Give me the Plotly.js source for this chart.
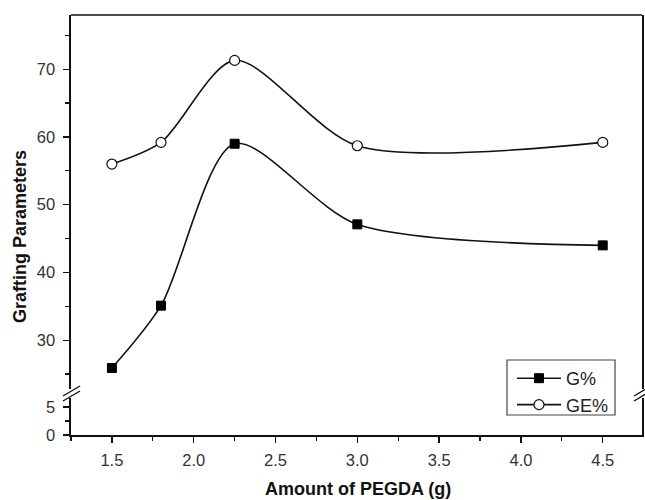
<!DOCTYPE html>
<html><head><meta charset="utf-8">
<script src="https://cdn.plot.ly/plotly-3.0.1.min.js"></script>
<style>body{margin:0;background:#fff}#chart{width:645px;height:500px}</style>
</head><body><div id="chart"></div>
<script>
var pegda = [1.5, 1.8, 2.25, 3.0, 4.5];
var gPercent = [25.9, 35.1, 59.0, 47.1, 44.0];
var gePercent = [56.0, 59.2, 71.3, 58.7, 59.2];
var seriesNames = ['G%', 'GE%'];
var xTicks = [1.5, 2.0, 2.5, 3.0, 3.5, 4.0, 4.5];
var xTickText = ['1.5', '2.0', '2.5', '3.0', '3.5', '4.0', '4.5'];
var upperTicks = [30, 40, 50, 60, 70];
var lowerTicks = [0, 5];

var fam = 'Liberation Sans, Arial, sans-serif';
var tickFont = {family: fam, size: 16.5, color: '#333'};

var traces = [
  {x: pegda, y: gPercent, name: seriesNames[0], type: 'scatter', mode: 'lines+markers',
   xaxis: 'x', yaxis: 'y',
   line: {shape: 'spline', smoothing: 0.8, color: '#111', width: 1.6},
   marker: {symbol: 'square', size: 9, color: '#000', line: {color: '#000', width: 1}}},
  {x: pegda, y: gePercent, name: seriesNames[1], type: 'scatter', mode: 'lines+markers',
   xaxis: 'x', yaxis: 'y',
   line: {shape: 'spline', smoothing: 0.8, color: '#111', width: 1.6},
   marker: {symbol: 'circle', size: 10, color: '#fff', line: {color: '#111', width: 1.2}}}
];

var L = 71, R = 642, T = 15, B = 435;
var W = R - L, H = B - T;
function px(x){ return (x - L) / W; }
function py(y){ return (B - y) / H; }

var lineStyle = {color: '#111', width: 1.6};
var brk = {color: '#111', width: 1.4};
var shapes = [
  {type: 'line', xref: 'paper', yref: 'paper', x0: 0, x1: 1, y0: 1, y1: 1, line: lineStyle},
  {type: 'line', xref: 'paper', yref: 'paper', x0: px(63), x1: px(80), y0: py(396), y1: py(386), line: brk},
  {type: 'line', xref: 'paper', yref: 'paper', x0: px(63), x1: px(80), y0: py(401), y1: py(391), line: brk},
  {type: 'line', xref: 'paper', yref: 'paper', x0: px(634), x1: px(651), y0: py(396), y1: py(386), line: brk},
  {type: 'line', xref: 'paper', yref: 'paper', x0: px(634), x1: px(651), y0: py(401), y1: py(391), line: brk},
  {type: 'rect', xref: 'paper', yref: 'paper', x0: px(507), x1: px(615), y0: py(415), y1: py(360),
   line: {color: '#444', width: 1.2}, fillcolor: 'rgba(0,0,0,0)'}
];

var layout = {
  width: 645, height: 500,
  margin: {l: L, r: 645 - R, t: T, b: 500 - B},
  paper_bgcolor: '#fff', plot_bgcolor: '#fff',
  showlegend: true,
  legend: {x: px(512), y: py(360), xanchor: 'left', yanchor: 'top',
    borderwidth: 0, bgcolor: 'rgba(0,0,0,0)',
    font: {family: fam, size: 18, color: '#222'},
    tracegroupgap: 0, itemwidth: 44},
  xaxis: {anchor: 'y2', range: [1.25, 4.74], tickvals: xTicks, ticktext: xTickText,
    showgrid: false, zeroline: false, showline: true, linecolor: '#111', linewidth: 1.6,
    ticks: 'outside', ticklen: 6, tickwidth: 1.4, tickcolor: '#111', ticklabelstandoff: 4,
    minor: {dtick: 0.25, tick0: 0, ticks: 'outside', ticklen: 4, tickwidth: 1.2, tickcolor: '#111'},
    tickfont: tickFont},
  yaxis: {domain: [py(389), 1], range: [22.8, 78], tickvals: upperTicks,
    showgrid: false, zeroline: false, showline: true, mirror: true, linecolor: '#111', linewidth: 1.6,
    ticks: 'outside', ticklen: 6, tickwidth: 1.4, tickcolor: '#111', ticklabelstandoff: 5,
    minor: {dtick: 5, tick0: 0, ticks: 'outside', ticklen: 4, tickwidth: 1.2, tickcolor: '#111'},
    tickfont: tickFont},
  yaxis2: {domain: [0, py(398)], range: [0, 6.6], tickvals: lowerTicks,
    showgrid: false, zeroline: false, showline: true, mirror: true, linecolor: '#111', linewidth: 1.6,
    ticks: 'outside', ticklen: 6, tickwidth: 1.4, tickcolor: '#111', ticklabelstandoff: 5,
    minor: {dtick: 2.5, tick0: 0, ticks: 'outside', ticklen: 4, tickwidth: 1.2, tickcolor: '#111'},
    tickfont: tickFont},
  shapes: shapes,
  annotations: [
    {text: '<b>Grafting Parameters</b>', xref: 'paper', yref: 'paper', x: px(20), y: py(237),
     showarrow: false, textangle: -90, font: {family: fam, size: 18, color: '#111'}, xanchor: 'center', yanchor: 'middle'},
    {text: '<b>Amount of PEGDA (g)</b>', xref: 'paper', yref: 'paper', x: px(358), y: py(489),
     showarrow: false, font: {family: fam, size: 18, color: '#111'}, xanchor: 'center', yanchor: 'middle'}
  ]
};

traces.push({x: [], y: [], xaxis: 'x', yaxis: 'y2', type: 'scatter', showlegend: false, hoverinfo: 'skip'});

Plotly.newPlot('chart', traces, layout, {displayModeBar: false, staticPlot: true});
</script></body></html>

_EXERCISE DESCRIPTION:_ Show, from the material above, each line that includes the string "chart".

_FINISHED ANSWER:_
Give me the Plotly.js source for this chart.
<style>body{margin:0;background:#fff}#chart{width:645px;height:500px}</style>
</head><body><div id="chart"></div>
Plotly.newPlot('chart', traces, layout, {displayModeBar: false, staticPlot: true});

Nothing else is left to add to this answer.